● **WHAT YOU WILL DO**: Your task is to copy every line of the entries that contains "code".

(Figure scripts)

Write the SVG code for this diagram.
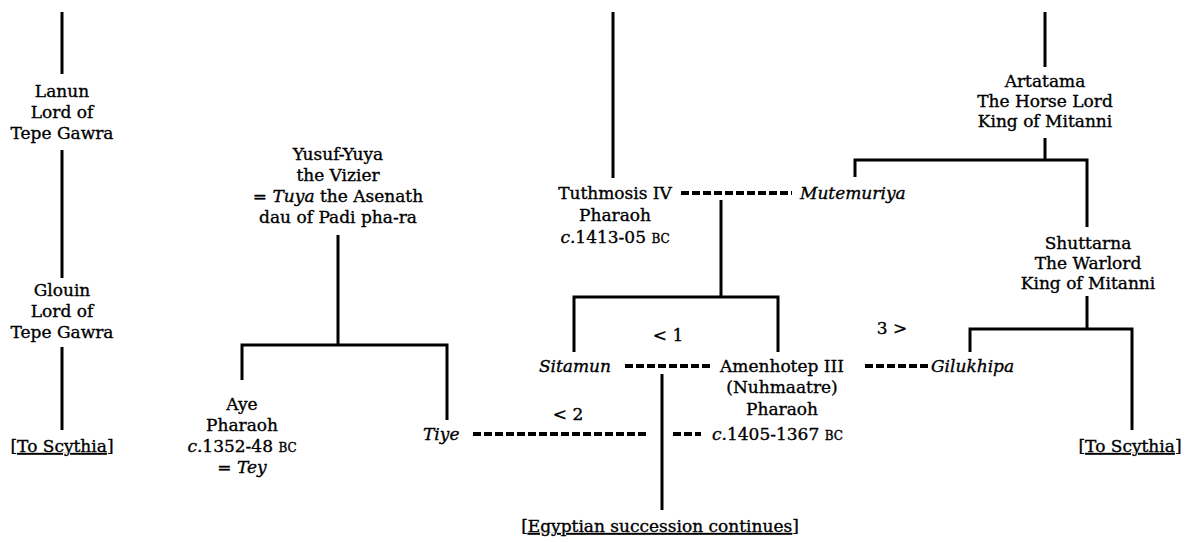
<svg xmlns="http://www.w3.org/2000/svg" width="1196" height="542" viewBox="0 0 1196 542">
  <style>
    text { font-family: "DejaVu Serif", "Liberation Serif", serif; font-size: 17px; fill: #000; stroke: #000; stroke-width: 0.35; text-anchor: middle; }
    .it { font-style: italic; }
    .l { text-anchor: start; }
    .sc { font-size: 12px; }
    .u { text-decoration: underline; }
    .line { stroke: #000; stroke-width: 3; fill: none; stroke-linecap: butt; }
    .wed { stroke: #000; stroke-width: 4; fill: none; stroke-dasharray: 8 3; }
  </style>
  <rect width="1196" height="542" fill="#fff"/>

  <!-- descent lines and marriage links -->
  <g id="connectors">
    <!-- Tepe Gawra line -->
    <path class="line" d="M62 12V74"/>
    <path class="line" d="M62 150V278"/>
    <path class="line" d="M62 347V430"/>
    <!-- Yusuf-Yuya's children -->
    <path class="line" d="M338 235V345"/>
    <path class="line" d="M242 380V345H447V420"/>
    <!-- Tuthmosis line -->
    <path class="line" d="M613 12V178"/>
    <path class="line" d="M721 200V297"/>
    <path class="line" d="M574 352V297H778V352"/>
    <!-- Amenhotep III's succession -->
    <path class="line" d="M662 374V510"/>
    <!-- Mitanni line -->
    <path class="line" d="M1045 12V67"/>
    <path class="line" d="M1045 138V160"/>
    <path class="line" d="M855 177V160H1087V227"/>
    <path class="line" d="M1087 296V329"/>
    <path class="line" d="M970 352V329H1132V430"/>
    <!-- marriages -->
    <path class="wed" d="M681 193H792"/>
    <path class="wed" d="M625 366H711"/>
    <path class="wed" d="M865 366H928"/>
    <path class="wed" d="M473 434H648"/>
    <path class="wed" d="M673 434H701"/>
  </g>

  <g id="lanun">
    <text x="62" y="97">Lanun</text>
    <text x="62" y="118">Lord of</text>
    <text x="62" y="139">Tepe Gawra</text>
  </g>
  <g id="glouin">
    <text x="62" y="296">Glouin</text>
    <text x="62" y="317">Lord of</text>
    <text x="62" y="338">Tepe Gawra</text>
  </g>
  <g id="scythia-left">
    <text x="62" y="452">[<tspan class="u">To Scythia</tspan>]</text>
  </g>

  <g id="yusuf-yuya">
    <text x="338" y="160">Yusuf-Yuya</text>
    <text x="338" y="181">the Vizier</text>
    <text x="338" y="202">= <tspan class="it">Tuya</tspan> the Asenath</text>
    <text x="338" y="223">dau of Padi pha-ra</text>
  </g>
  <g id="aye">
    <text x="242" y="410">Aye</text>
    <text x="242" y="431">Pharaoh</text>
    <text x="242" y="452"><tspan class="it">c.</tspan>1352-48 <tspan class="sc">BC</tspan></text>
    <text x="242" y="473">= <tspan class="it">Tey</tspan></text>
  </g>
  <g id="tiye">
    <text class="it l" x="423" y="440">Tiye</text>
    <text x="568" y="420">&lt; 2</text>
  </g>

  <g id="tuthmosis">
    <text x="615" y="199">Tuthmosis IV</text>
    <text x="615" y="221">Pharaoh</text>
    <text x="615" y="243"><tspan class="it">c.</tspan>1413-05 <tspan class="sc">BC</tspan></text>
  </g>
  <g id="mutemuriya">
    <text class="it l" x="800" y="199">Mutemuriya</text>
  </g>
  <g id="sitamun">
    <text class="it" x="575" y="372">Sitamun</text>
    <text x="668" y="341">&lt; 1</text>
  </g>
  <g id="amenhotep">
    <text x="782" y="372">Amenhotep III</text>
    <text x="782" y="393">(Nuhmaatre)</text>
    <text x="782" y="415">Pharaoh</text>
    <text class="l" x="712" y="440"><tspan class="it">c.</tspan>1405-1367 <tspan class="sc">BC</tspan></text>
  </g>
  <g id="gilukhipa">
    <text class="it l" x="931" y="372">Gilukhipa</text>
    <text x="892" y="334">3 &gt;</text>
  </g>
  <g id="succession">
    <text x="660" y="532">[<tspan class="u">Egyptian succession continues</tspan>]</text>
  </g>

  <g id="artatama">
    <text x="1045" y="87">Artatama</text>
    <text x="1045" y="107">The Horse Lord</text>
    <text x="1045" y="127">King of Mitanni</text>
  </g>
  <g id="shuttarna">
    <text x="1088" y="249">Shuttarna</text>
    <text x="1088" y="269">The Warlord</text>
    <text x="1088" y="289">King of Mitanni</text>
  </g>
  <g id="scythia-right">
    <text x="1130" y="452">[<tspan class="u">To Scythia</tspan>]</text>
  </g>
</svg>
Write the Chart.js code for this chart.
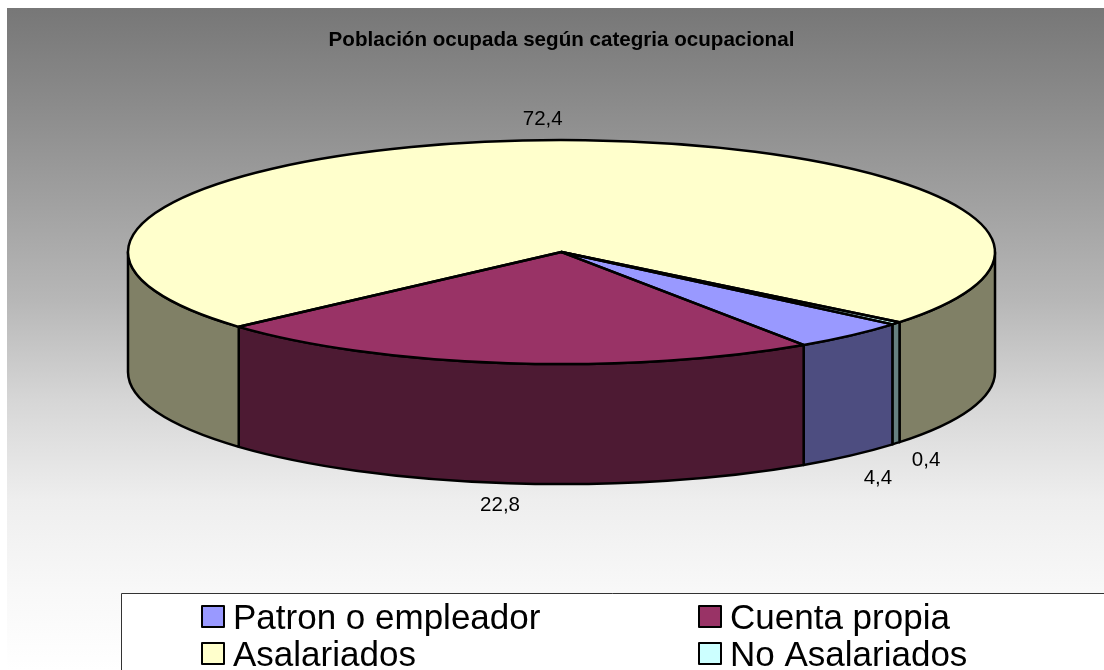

● **EXERCISE SOLUTION**:
Write the SVG code for this diagram.
Write the Chart.js code for this chart.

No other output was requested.